The models are ready. The budgets are approved. The bottleneck is the data foundation. Why traditional pipelines stall AI — and where the industry is heading.

Elia Bloch

Elia Bloch, CTO

· 3 min read

Why Data Architecture Is Blocking AI

The AI-readiness reality check

Data leaders are under real pressure. Pilot the generative use case. Operationalize the model. The budget and the executive backing are there — and yet the foundation lags. Fewer than a third of companies report their data is AI-ready. Despite unprecedented tool availability, architecture remains the primary obstacle, because data teams pour their effort into integration, transformation, and cleanup work designed for traditional systems, not real-time AI.

The traditional data-prep journey

Most organizations follow a seven-step linear path:

  1. 1Audit and inventory existing data.
  2. 2Establish governance policies.
  3. 3Improve quality through deduplication and enrichment.
  4. 4Centralize into a warehouse or lake.
  5. 5Enable API connectivity or middleware.
  6. 6Apply labels and metadata for classification.
  7. 7Build and maintain ETL pipelines to feed downstream systems.

It's theoretically sound and practically exhausting — each stage adds complexity, tooling, and headcount, and can stretch across years.

The hidden costs

  • Human capital — data teams spend around 80% of their time on data preparation instead of analysis and innovation.
  • Infrastructure complexity — every integration point is a failure and monitoring burden; organizations running 130+ systems feel it exponentially.
  • Coverage gaps — only about 32% of organizational data ends up actually available for AI, thanks to integration and governance friction.

Why traditional prep creates bottlenecks

These pipelines were engineered for dashboards and scheduled reports — not for AI, which needs immediate access to distributed, contextual, current information.

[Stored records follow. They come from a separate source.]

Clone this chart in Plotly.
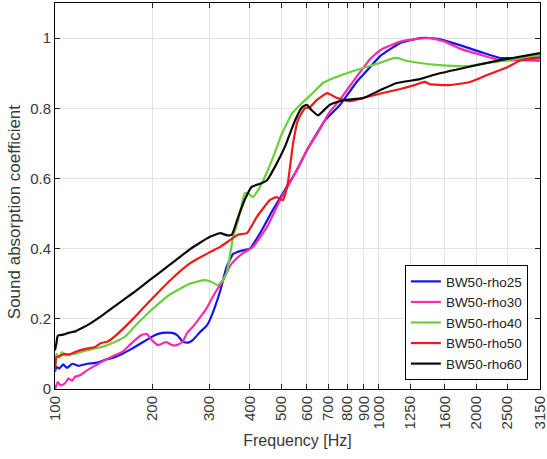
import plotly.graph_objects as go

# ---------------- data ----------------
f_rho25 = [100, 101, 103, 106, 109, 113, 118, 126, 135, 143, 152, 161, 173, 185, 196, 204, 215,
           230, 238, 249, 258, 267, 281, 294, 301, 312, 324, 339, 355, 365, 380, 400, 430, 471,
           520, 560, 600, 682, 760, 855, 940, 1014, 1166, 1342, 1450, 1542, 1783, 2070, 2375,
           2600, 2800, 3150]
a_rho25 = [0.05, 0.063, 0.058, 0.07, 0.06, 0.072, 0.066, 0.072, 0.075, 0.083, 0.09, 0.10, 0.115,
           0.131, 0.145, 0.154, 0.16, 0.16, 0.154, 0.134, 0.132, 0.14, 0.163, 0.18, 0.197, 0.234,
           0.28, 0.348, 0.385, 0.39, 0.395, 0.40, 0.444, 0.51, 0.576, 0.625, 0.68, 0.765, 0.81,
           0.875, 0.917, 0.95, 0.986, 1.0, 1.0, 0.997, 0.98, 0.96, 0.943, 0.943, 0.943, 0.945]

f_rho30 = [100, 102, 104, 107, 110, 113, 115, 120, 126, 135, 143, 152, 161, 170, 177, 185, 192,
           199, 208, 215, 221, 230, 238, 248, 256, 268, 281, 294, 307, 320, 331, 347, 355, 381,
           409, 452, 496, 544, 600, 658, 700, 760, 855, 940, 1014, 1166, 1313, 1450, 1600,
           1783, 2070, 2375, 2750, 3150]
a_rho30 = [0.0, 0.02, 0.01, 0.015, 0.03, 0.024, 0.034, 0.04, 0.054, 0.07, 0.083, 0.095, 0.105,
           0.125, 0.14, 0.154, 0.157, 0.14, 0.125, 0.13, 0.134, 0.125, 0.125, 0.135, 0.16, 0.18,
           0.205, 0.23, 0.262, 0.29, 0.31, 0.35, 0.362, 0.387, 0.405, 0.462, 0.538, 0.604, 0.68,
           0.74, 0.785, 0.825, 0.89, 0.94, 0.966, 0.99, 0.998, 1.0, 0.99, 0.97, 0.952, 0.937,
           0.937, 0.935]

f_rho40 = [100, 101, 103, 105, 108, 111, 115, 125, 132, 140, 153, 165, 177, 196, 227, 261, 290,
           305, 318, 330, 339, 347, 355, 368, 386, 398, 409, 420, 436, 468, 503, 541, 580, 620,
           673, 720, 797, 875, 1006, 1110, 1150, 1200, 1342, 1542, 1873, 2165, 2496, 3150]
a_rho40 = [0.06, 0.10, 0.09, 0.105, 0.095, 0.10, 0.10, 0.11, 0.115, 0.12, 0.134, 0.15, 0.18,
           0.22, 0.27, 0.30, 0.31, 0.305, 0.296, 0.31, 0.33, 0.38, 0.433, 0.48, 0.558, 0.555,
           0.547, 0.56, 0.587, 0.652, 0.729, 0.786, 0.815, 0.84, 0.872, 0.885, 0.90, 0.912,
           0.929, 0.943, 0.943, 0.937, 0.929, 0.923, 0.92, 0.929, 0.937, 0.952]

f_rho50 = [100, 101, 104, 107, 111, 115, 125, 133, 138, 145, 153, 173, 196, 227, 261, 301, 324,
           347, 368, 392, 420, 461, 484, 506, 524, 544, 563, 591, 613, 643, 693, 741, 815, 921,
           1014, 1166, 1290, 1390, 1436, 1656, 1914, 2165, 2496, 2750, 3150]
a_rho50 = [0.05, 0.09, 0.095, 0.10, 0.098, 0.105, 0.115, 0.12, 0.13, 0.135, 0.15, 0.197, 0.25,
           0.31, 0.358, 0.39, 0.405, 0.424, 0.44, 0.444, 0.49, 0.538, 0.547, 0.538, 0.587, 0.70,
           0.766, 0.80, 0.803, 0.823, 0.843, 0.83, 0.82, 0.832, 0.842, 0.855, 0.866, 0.875,
           0.869, 0.866, 0.875, 0.895, 0.917, 0.937, 0.943]

f_rho60 = [100, 101, 102, 106, 110, 116, 122, 126, 140, 155, 175, 196, 227, 261, 301, 324, 340,
           352, 368, 386, 405, 430, 452, 478, 513, 552, 580, 600, 620, 650, 670, 707, 778, 894,
           1014, 1138, 1342, 1475, 1873, 2375, 3150]
a_rho60 = [0.11, 0.13, 0.152, 0.155, 0.16, 0.165, 0.175, 0.182, 0.21, 0.24, 0.275, 0.31, 0.355,
           0.398, 0.434, 0.444, 0.438, 0.44, 0.49, 0.54, 0.576, 0.585, 0.595, 0.633, 0.69, 0.766,
           0.803, 0.81, 0.795, 0.78, 0.79, 0.81, 0.823, 0.829, 0.852, 0.872, 0.883, 0.895,
           0.917, 0.937, 0.957]

series_names = ["BW50-rho25", "BW50-rho30", "BW50-rho40", "BW50-rho50", "BW50-rho60"]
series_freqs = [f_rho25, f_rho30, f_rho40, f_rho50, f_rho60]
series_vals = [a_rho25, a_rho30, a_rho40, a_rho50, a_rho60]
series_colors = ["#1414f0", "#ff2aa8", "#6ccf3a", "#f01818", "#0a0a0a"]

x_ticks = [100, 200, 300, 400, 500, 600, 700, 800, 900, 1000, 1250, 1600, 2000, 2500, 3150]
y_ticks = [0, 0.2, 0.4, 0.6, 0.8, 1.0]
y_ticktext = ["0", "0.2", "0.4", "0.6", "0.8", "1"]

# ---------------- figure ----------------
fig = go.Figure()
for name, fx, vy, col in zip(series_names, series_freqs, series_vals, series_colors):
    fig.add_trace(go.Scatter(x=fx, y=vy, mode="lines", name=name,
                             line=dict(color=col, width=2.2, shape="spline", smoothing=0.4)))

font_family = "Liberation Sans, Arial, sans-serif"
fig.update_layout(
    width=547, height=459,
    margin=dict(l=55, r=7, t=3, b=70, autoexpand=False),
    paper_bgcolor="white", plot_bgcolor="white",
    font=dict(family=font_family, color="#383838", size=15),
    showlegend=True,
    legend=dict(x=0.975, xanchor="right", y=0.023, yanchor="bottom",
                bgcolor="white", bordercolor="#000000", borderwidth=1,
                font=dict(size=13.5, color="#222222"), tracegroupgap=0),
    annotations=[dict(text="Sound absorption coefficient", xref="paper", yref="paper",
                      x=-0.083, y=0.46, xanchor="center", yanchor="middle",
                      textangle=-90, showarrow=False,
                      font=dict(size=17, color="#383838", family=font_family))],
)
fig.update_xaxes(
    type="log", range=[2, 3.4985], tickvals=x_ticks, ticktext=[str(v) for v in x_ticks],
    tickangle=-90, ticklabeloverflow="allow", automargin=False,
    showgrid=True, gridcolor="#e3e3e3", gridwidth=1,
    showline=True, linecolor="#000000", linewidth=1, mirror="ticks",
    ticks="inside", ticklen=5, tickcolor="#222222",
    title=dict(text="Frequency [Hz]", font=dict(size=16), standoff=6),
    zeroline=False,
)
fig.update_yaxes(
    range=[0, 1.1], tickvals=y_ticks, ticktext=y_ticktext, automargin=False,
    showgrid=True, gridcolor="#e3e3e3", gridwidth=1,
    showline=True, linecolor="#000000", linewidth=1, mirror="ticks",
    ticks="inside", ticklen=5, tickcolor="#222222",
    zeroline=False,
)

fig.write_html("out.html")
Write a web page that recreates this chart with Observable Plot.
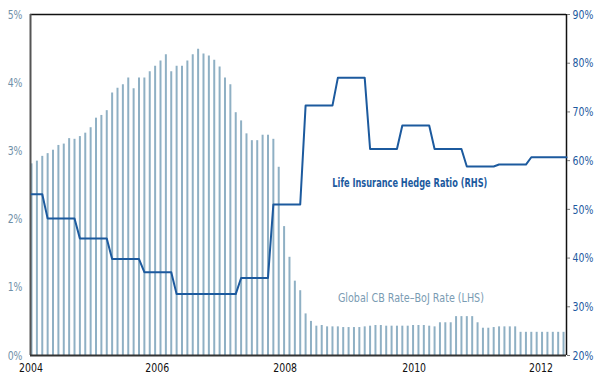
<!DOCTYPE html>
<html><head><meta charset="utf-8">
<script src="https://cdn.jsdelivr.net/npm/d3@7"></script>
<script src="https://cdn.jsdelivr.net/npm/@observablehq/plot@0.6"></script>
<style>
body{margin:0;background:#fff;}
#chart{width:600px;height:378px;}
</style></head><body><div id="chart"></div>
<script>
// Global CB Rate – BoJ Rate (LHS, %), monthly Jan 2004 – Apr 2012
const gapValues = [
  2.81,2.85,2.92,2.96,3.01,3.08,3.10,3.18,3.17,3.21,3.26,3.34,
  3.48,3.52,3.59,3.85,3.92,3.97,4.07,3.91,4.07,4.07,4.16,4.24,
  4.32,4.41,4.16,4.24,4.24,4.32,4.41,4.49,4.42,4.39,4.33,4.23,
  4.07,3.97,3.56,3.44,3.25,3.15,3.15,3.23,3.23,3.17,2.76,1.89,
  1.44,1.09,0.95,0.61,0.50,0.43,0.44,0.42,0.42,0.42,0.41,0.41,
  0.41,0.41,0.42,0.43,0.44,0.44,0.43,0.43,0.43,0.43,0.43,0.44,
  0.44,0.44,0.43,0.42,0.48,0.48,0.48,0.57,0.57,0.57,0.57,0.48,
  0.40,0.40,0.41,0.42,0.42,0.42,0.42,0.34,0.34,0.34,0.34,0.34,
  0.34,0.34,0.34,0.34
];
// Life Insurance Hedge Ratio (RHS, %), half-yearly steps (start month index)
const hedgeStart = [0,3,9,15,21,27,39,45,51,57,63,69,75,81,87,93];
const hedgeValue = [53.1,48.1,44.0,39.8,37.1,32.6,35.9,51.0,71.3,77.0,62.4,67.2,62.4,58.8,59.2,60.7];

const yearLabels = ["2004","2006","2008","2010","2012"];
const yearTickMonth = [-0.1, 23.4, 47.2, 71.2, 94.8];
const leftTicks = [0,1,2,3,4,5];
const rightTicks = [20,30,40,50,60,70,80,90];
const xDomain = [-0.19, 99.55];

const hedgeLabel = "Life Insurance Hedge Ratio (RHS)";
const gapLabel = "Global CB Rate\u2013BoJ Rate (LHS)";

const toLeft = h => (h - 20) / 70 * 5;
const bars = gapValues.map((v, i) => ({i, v}));
const hedgePts = [];
hedgeStart.forEach((s, k) => {
  const e = k < hedgeStart.length - 1 ? hedgeStart[k + 1] - 1 : xDomain[1];
  hedgePts.push({i: s, y: toLeft(hedgeValue[k])});
  hedgePts.push({i: e, y: toLeft(hedgeValue[k])});
});

const font = "'DejaVu Sans Condensed','Liberation Sans',sans-serif";
const chart = Plot.plot({
  width: 600, height: 378,
  marginLeft: 30, marginRight: 34, marginTop: 14, marginBottom: 23,
  style: {fontFamily: font, fontSize: "13px", background: "#fff"},
  x: {type: "linear", domain: xDomain},
  y: {domain: [0, 5]},
  marks: [
    Plot.ruleX(bars, {x: "i", y1: 0, y2: "v", stroke: "#8fb0c4", strokeWidth: 2}),
    Plot.ruleY([5], {stroke: "#111", strokeWidth: 1.5}),
    Plot.ruleX([xDomain[1]], {stroke: "#111", strokeWidth: 1.5}),
    Plot.ruleX([xDomain[0]], {stroke: "#555", strokeWidth: 2}),
    Plot.ruleY([0], {stroke: "#333", strokeWidth: 2}),
    Plot.line(hedgePts, {x: "i", y: "y", stroke: "#1c5a9e", strokeWidth: 2}),
    Plot.text([hedgeLabel], {x: 70.4, y: 2.53, text: d => d, fill: "#1c5a9e", fontWeight: "bold", fontSize: 13}),
    Plot.text([gapLabel], {x: 70.6, y: 0.84, text: d => d, fill: "#7a9bb3", fontSize: 13}),
    Plot.axisY({anchor: "left", ticks: leftTicks, tickFormat: d => d + "%", tickSize: 0, tickPadding: 8, color: "#6f90a8", label: null}),
    Plot.axisY({anchor: "right", ticks: rightTicks.map(toLeft), tickFormat: () => "", tickSize: 3, color: "#777", label: null}),
    Plot.axisY({anchor: "right", ticks: rightTicks.map(toLeft), tickFormat: d => Math.round(20 + d * 14) + "%", tickSize: 0, tickPadding: 6, color: "#1c5aa0", label: null}),
    Plot.axisX({ticks: yearTickMonth, tickFormat: d => yearLabels[yearTickMonth.indexOf(d)], tickSize: 0, tickPadding: 7, color: "#111", label: null})
  ]
});
document.getElementById("chart").appendChild(chart);

// emulate the condensed typeface of the original
d3.select(chart).selectAll("text").each(function() {
  const t = this.textContent;
  if (!t) return;
  const w = this.getComputedTextLength();
  if (!w) return;
  let target = w * 0.8;
  if (t === hedgeLabel) target = 155;
  else if (t === gapLabel) target = 146;
  this.setAttribute("textLength", target);
  this.setAttribute("lengthAdjust", "spacingAndGlyphs");
});
</script></body></html>
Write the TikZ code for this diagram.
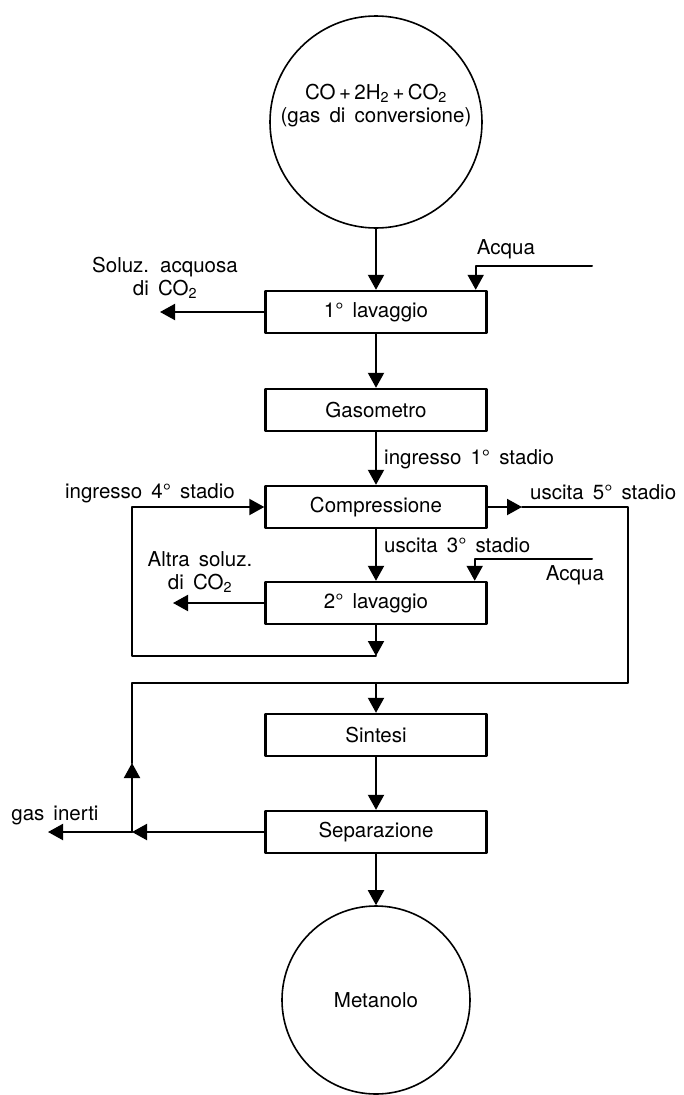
\documentclass[tikz,border=0pt]{standalone}
\usepackage{fontspec}
\setmainfont{TeX Gyre Heros}[WordSpace=1.6]
\usetikzlibrary{arrows.meta}

\begin{document}
\begin{tikzpicture}[
				x=1pt, y=-1pt,
				line cap=round,
				line join=round,
				every node/.style={font=\fontsize{20.5}{23}\selectfont},
				box/.style={draw, line width=2.4pt, minimum width=221pt, minimum height=42pt, inner sep=0pt},
				vessel/.style={draw, circle, line width=1.6pt, inner sep=0pt, align=center},
				txt/.style={inner sep=0pt, align=center},
				pipe/.style={line width=2pt},
				flow/.style={pipe, -{Triangle[length=15pt, width=16pt]}}
				]
				\useasboundingbox (0,0) rectangle (683,1095);
				
				% Vessels
				\node[vessel, minimum size=212pt] (gas) at (376,122) {CO\,+\,2H\textsubscript{2}\,+\,CO\textsubscript{2}\\(gas di conversione)\\[14pt]};
				\node[vessel, minimum size=188pt] (meta) at (376,1000) {Metanolo};
				
				% Stages
				\node[box] (lav1) at (376,312) {1° lavaggio};
				\node[box] (gasom) at (376,410) {Gasometro};
				\node[box] (compr) at (376,507) {Compressione};
				\node[box] (lav2) at (376,603) {2° lavaggio};
				\node[box] (sintesi) at (376,735) {Sintesi};
				\node[box] (separ) at (376,832) {Separazione};
				
				% Free ends and bends
				\coordinate (acq1) at (592,266);
				\coordinate (sol1) at (160,312);
				\coordinate (acq2) at (592,559);
				\coordinate (sol2) at (173,603);
				\coordinate (loopc) at (376,656);
				\coordinate (l4) at (132,656);
				\coordinate (u5) at (522,507);
				\coordinate (r5) at (628,507);
				\coordinate (mix) at (376,683);
				\coordinate (gij) at (132,832);
				\coordinate (ricup) at (132,763);
				\coordinate (inerti) at (48,832);
				
				% Main line
				\draw[flow] (gas) -- (lav1);
				\draw[flow] (lav1) -- (gasom);
				\draw[flow] (gasom) -- (compr);
				\draw[flow] (compr) -- (lav2);
				\draw[flow] (mix) -- (sintesi);
				\draw[flow] (sintesi) -- (separ);
				\draw[flow] (separ) -- (meta);
				
				% Water in, solutions out
				\draw[flow] (acq1) -| ([xshift=-12pt]lav1.north east);
				\draw[flow] (lav1.west) -- (sol1);
				\draw[flow] (acq2) -| ([xshift=-13pt]lav2.north east);
				\draw[flow] (lav2.west) -- (sol2);
				
				% Return to 4th stage
				\draw[flow] (lav2) -- (loopc);
				\draw[flow] (loopc) -- (l4) |- (compr.west);
				
				% 5th stage out to synthesis
				\draw[flow] (compr.east) -- (u5);
				\draw[pipe] (u5) -- (r5) |- (mix);
				
				% Recycle and inert gas
				\draw[flow] (separ.west) -- (gij);
				\draw[flow] (gij) -- (inerti);
				\draw[flow] (gij) -- (ricup);
				\draw[pipe] (ricup) |- (mix);
				
				% Labels
				\node[txt] (tacq1) at (506,249) {Acqua};
				\node[txt] (tsol1) at (165,278) {Soluz. acquosa\\di CO\textsubscript{2}};
				\node[txt, anchor=west] (ting1) at (384,459) {ingresso 1° stadio};
				\node[txt, anchor=east] (ting4) at (235,493) {ingresso 4° stadio};
				\node[txt, anchor=west] (tusc5) at (530,492) {uscita 5° stadio};
				\node[txt, anchor=west] (tusc3) at (384,545) {uscita 3° stadio};
				\node[txt] (tacq2) at (575,575) {Acqua};
				\node[txt] (tsol2) at (200,572) {Altra soluz.\\di CO\textsubscript{2}};
				\node[txt] (tinerti) at (55,815) {gas inerti};
			\end{tikzpicture}
\end{document}
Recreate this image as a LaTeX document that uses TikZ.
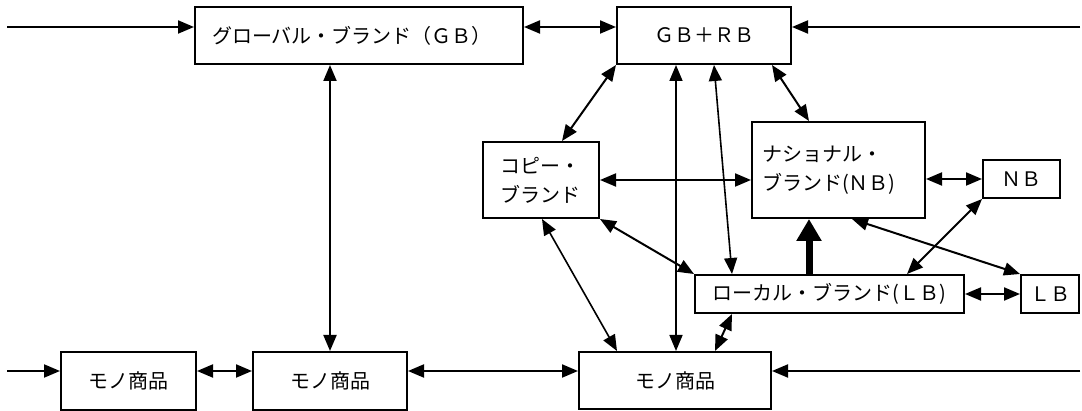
\documentclass[tikz,border=0pt]{standalone}
\usepackage{fontspec}
\setmainfont{Noto Sans CJK JP}
\usetikzlibrary{arrows.meta}
\begin{document}
\begin{tikzpicture}[x=1pt,y=-1pt,
  >={Triangle[length=16pt,width=13pt]},
  box/.style={draw, line width=2pt, rectangle, inner sep=0pt,
    font=\fontsize{20}{29}\selectfont},
  arr/.style={line width=2pt},
  thinarr/.style={line width=1.6pt},
  bigarr/.style={line width=7pt, -{Triangle[length=22pt,width=24pt]}}
]
\useasboundingbox (0,0) rectangle (1082,411);

% nodes
\node[box, minimum width=328pt, minimum height=57pt, text width=294pt,
  inner xsep=17pt, align=left] (gb) at (359,35.5) {グローバル・ブランド（ＧＢ）};
\node[box, minimum width=174pt, minimum height=57pt] (gbrb) at (704,35.5) {ＧＢ＋ＲＢ};
\node[box, minimum width=116pt, minimum height=76pt, text width=82pt,
  inner xsep=17pt, align=left] (copy) at (541,180) {コピー・\\ブランド};
\node[box, minimum width=173pt, minimum height=96pt, text width=153pt,
  inner xsep=10pt, align=left] (nat) at (838.5,170) {ナショナル・\\ブランド(ＮＢ)};
\node[box, minimum width=77pt, minimum height=38pt] (nb) at (1021.5,179) {ＮＢ};
\node[box, minimum width=269pt, minimum height=38pt] (lb) at (829.5,294) {ローカル・ブランド(ＬＢ)};
\node[box, minimum width=58pt, minimum height=38pt] (lbs) at (1050,294) {ＬＢ};
\node[box, minimum width=135pt, minimum height=58pt] (m1) at (128.5,381) {モノ商品};
\node[box, minimum width=154pt, minimum height=58pt] (m2) at (330,381) {モノ商品};
\node[box, minimum width=192pt, minimum height=57pt] (m3) at (675,380.5) {モノ商品};

\coordinate (l1) at (7,27);
\coordinate (r1) at (1080,27);
\coordinate (l2) at (7,371);
\coordinate (r2) at (1080,371);

% top row
\draw[arr,->] (l1) -- (l1 -| gb.west);
\draw[arr,<->] (gb.east |- l1) -- (gbrb.west |- l1);
\draw[arr,->] (r1) -- (r1 -| gbrb.east);
% bottom row
\draw[arr,->] (l2) -- (l2 -| m1.west);
\draw[arr,<->] (m1.east |- l2) -- (m2.west |- l2);
\draw[arr,<->] (m2.east |- l2) -- (m3.west |- l2);
\draw[arr,->] (r2) -- (r2 -| m3.east);
% verticals
\draw[arr,<->] (m2.north |- gb.south) -- (m2.north);
\draw[thinarr,<->] ([xshift=-28pt]gbrb.south) -- ([xshift=1pt]m3.north);
% GB+RB links
\draw[arr,<->] (gbrb.south west) -- ([xshift=21pt]copy.north);
\draw[thinarr,<->] ([xshift=10pt]gbrb.south) -- ([xshift=-97.5pt]lb.north);
\draw[arr,<->] ([xshift=68pt]gbrb.south) -- ([xshift=-29.5pt]nat.north);
% middle
\draw[arr,<->] (copy.east) -- (copy.east -| nat.west);
\draw[arr,<->] (nb.west -| nat.east) -- (nb.west);
\draw[arr,<->] ([xshift=13.5pt]nat.south) -- (lbs.north west);
\draw[arr,<->] (nb.south west) -- ([xshift=77.5pt]lb.north);
\draw[bigarr] ([xshift=-20.5pt]lb.north) -- ([xshift=-29.5pt]nat.south);
\draw[arr,<->] (copy.south east) -- (lb.north west);
\draw[thinarr,<->] ([xshift=1pt]copy.south) -- ([xshift=-58pt]m3.north);
\draw[arr,<->] (lb.east) -- (lbs.west);
\draw[arr,<->] ([xshift=-97.5pt]lb.south) -- ([xshift=40pt]m3.north);
\end{tikzpicture}
\end{document}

  • The centralization trap — data lakes are a single point of failure with 24–48 hour freshness cycles, too slow for real-time AI.
  • The integration web — each new source demands its own API, connector, or batch job, and most integration projects slip.
  • The quality paradox — every ETL hop adds latency, transformation errors, and sync failures that erode the reliability you were trying to build.

Toward a new foundation

The gap between AI ambition and data capability is architectural, not merely technical. Traditional prep was never designed for real-time intelligence, and doing more of it won't close the gap. The conversation is shifting away from pipeline infrastructure and toward platform approaches and distributed connectivity.